Xavier: Yes, that's a terrific point. I don't have a lot of data directly pertinent to that question. But I do have some: First, I have some three-way comparisons between ethicists, non-ethicist philosophers, and other professors. It seems plausible that non-ethicist philosophers have more ethics exposure than non-philosophers, so if there were an inverted-U, that might show up in them, but it doesn't. The other data I have are data on charitable giving of small amount of money to two student charities, from students of different majors from University of Zurich. All students decline slightly in charitable giving to those charities over their education, but philosophy majors trend toward declining less. Also, interestingly, of all the non-tiny majors, philosophy students were the most charitable over all -- but from the beginning, not evidently as a result of their education.

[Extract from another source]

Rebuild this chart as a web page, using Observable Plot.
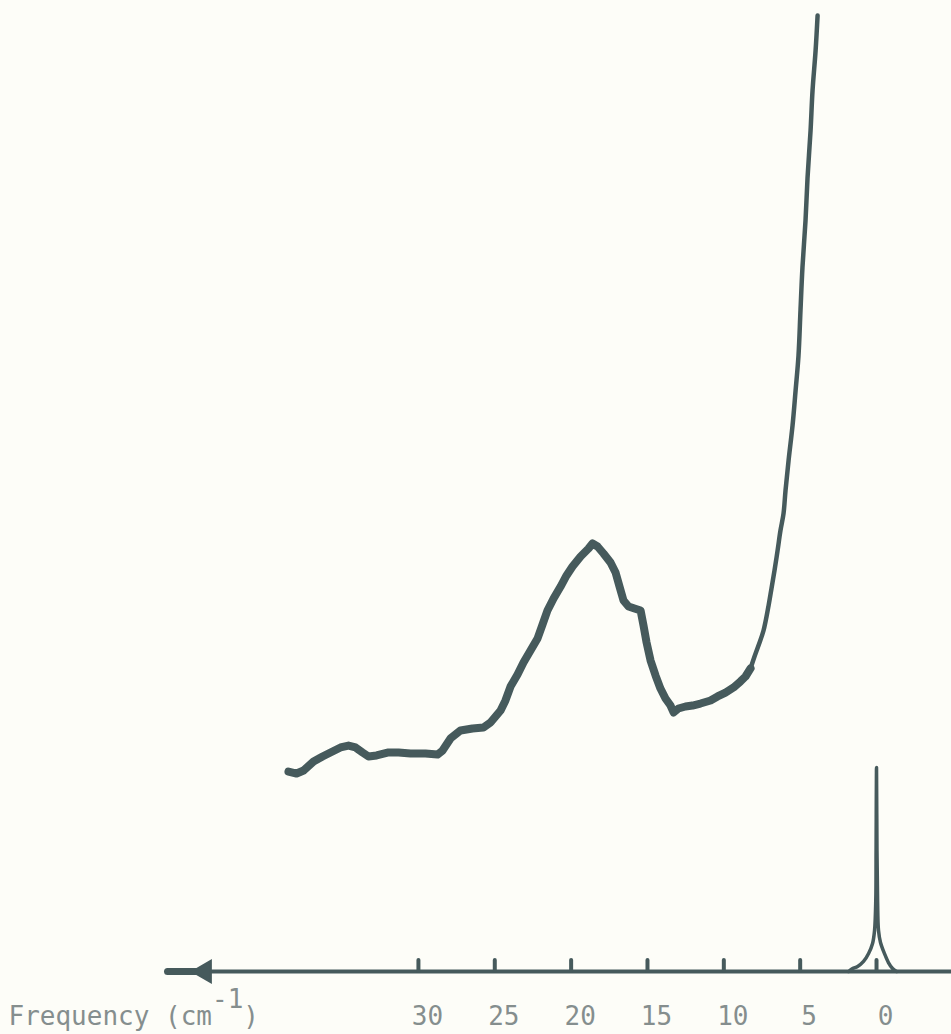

I embrace my liar, liar, pants on fire status!
All of us by those standards are dishonest whenever we practice the acceptable forms of deception, which, in all of our cultures, is virtually all of the time.
Hi Eric, this is an interesting post. I have been thinking for some time about the difference between dishonesty and ingenuity, two traits that are, in my opinion, often confounded. Maybe some ingenuity-related behaviors or character traits are mistaken for dishonest ones when there is a lot of indeterminacy that cannot be easily dispelled and when there is pressure to apply a positive/negative label to them. So, metaphysically, the behavior or character trait might belong to ingenuity, but its judgment by others might shift toward the dishonesty end of the spectrum via a negative label which might come from indeterminacy. A further interesting question is about how subjects themselves self-evaluate or self-interpret certain behaviors or character traits. In the first place, they have access to much more information than others, which allows them to have authority on self-evaluation or self-interpretation, especially when it is directed toward their own thoughts, volitions, desires. In some cases, however, this authority is bypassed by others, justifiably or unjustifiably. I think that even in cases of self-evaluation or self-interpretation triangulation is needed, but the subjects who triangulate need to be carefully chosen so as not to fall on the extreme ends of the positive/negative spectrum when labeling. Something that applies for other-evaluation and other-interpretation as well.
Interesting thoughts, Marius! I think I would agree with all of that.
A parallel question: are business executives more bossy outside the office, ie with their wives and kids?
Suppose creativity is changed to what somebody does for a living. Are people creative at work creative outside of work? Another way of saying are they creative in other contexts? Or change my first question: are business executives bossy not just for legitimate purposes but for crass and brute self interest?